Highland dancing, in all its competitive forms, is a very technical dance form,
requiring many hours of practice and training over a period of several years in
order to perfect. It has more in common with ballet than with the social dancing
of the Scottish Country Dance. In addition, the Highland dances are perfomed
solo, unlike country dancing. Even the Reel, which is performed with other
dancers, is judged on an individual basis.
Many Highland gatherings worldwide, and almost all in the United States,
recognize the Scottish Official Board of Highland Dancing (SOBHD), formed in
1950, as the world governing body of Highland dancing. The SOBHD standardizes
the dance steps, establishes rules for competitions and attire, certifies
competitions and instructors and the like. In addition, a World Highland Dance
Championship, sanctioned by the SOBHD, has been held annually at the Cowal
Highland Gathering since 1948.
Historically, the Highland dances were danced only by men. This came about as
the result of the nature and origin of the dances themselves as well as the fact
that during the years of Proscription, only military regiments were permitted to
adopt Highland attire and practice the traditions such as dancing.
But late in the 19th Century, a young woman named Jenny Douglas decided to enter
a Highland dance competition. As this was not expressely forbidden, she was
allowed to enter and since then, the number of females participating in the
sport has increased until today in excess of 95% of all dancers are female.

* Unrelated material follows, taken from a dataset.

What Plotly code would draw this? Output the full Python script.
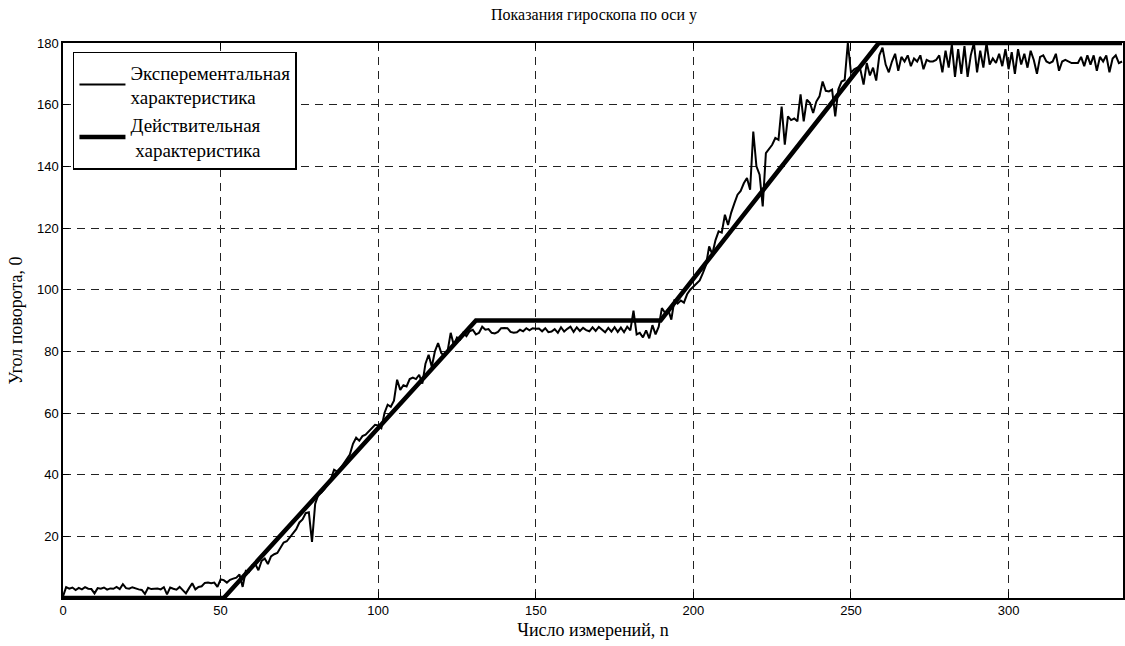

There have been several female World Highland Dance Champions crowned at the
Cowal Gathering since they began organizing the competition in 1948.
Secondary events and attractions
Herding dog trials and exhibitions can be held, showcasing the breeders and
trainers skills. At modern games, armouries will display their collections of
swords and armour, and often perform mock battles. Various vendors selling
Scottish memorabilia are also present selling everything from Irn-Bru to the
stuffed likeness of the Loch Ness Monster.